Image: courtesy JKR
While consumer-facing brands pay top dollar for logos that stand out in the marketplace, branding for B2B companies that sell things like cloud computing or cybersecurity tend to be reserved—and frankly, uninspiring. But the new visual identity for the data center company Centersquare flips that notion on its head proving that even “boring” companies deserve a stellar rebrand.
Centersquare, a Texas-based data center company, was formed earlier this year through the merger of the data center firms Cyxtera and Evoque. The original logos for the two companies weren’t anything to write home about (Evoque’s logo turned the “O” and “Q” in its name into an infinity symbol), but about what you’d expect for a company that sells space in server racks. The new company turned to the branding agency JKR for a more engaging visual identity.
“The question that we asked ourselves was why do brands have to be boring in this space?” Tosh Hall, JKR’s chief creative officer, tells Fast Company. “Our goal, of course, was how do you take a space that’s under serviced and a little bit boring or bland or whatever, and make it great”.

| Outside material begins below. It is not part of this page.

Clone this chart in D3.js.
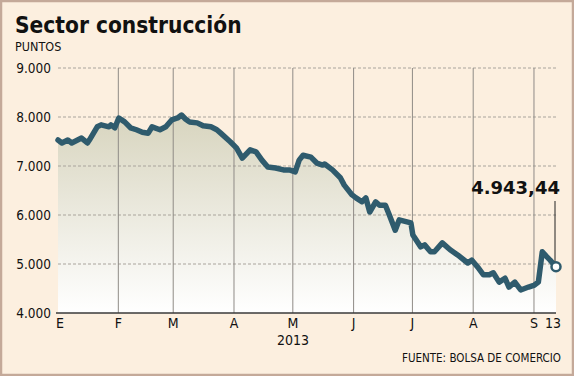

Data center logos tend towards designs that communicate security, with elements like locks and shields, or logos designed to look like a fortress. JKR created a word mark that played on the new company’s name, stacking the word “Center” on top of “Square,” which are (helpfully) both six letters. The two middle letters in both words are truncated, creating a square from the negative space in the middle that acts as a frame for a series of ever-changing, colorful data visualizations based on open-source data. “We’re ready to put your business at the center,” the company says on its website.
The logotype was created by Simon Walker, a custom letterer whose work has been featured on products like bottles of an Austin hard cider brand and the Barnes & Noble exclusive edition of The Color Purple, and it was meant to evoke stability within a dynamic structure, according to Centersquare.
The square is repeated throughout Centersquare’s visual identity, with custom icons based on square grids and isometric illustrations that turn cubes into colorful 3-D style shapes that are far more eye-catching than the terms they’re used to illustrate on the company’s website, like “colocation” and “interconnection.” The brand’s warm color palette was designed to look different from typical tech brands, and it describes its brand voice as “the seasoned professional”.
Centersquare’s new visual identity shows that even in the most unglamorous industries, companies can still benefit from branding that builds on the best practices of consumer-facing brands. As Hall puts it, “behind every B in the B2B are humans, so it’s not any different in our minds from B2C or consumer branding”.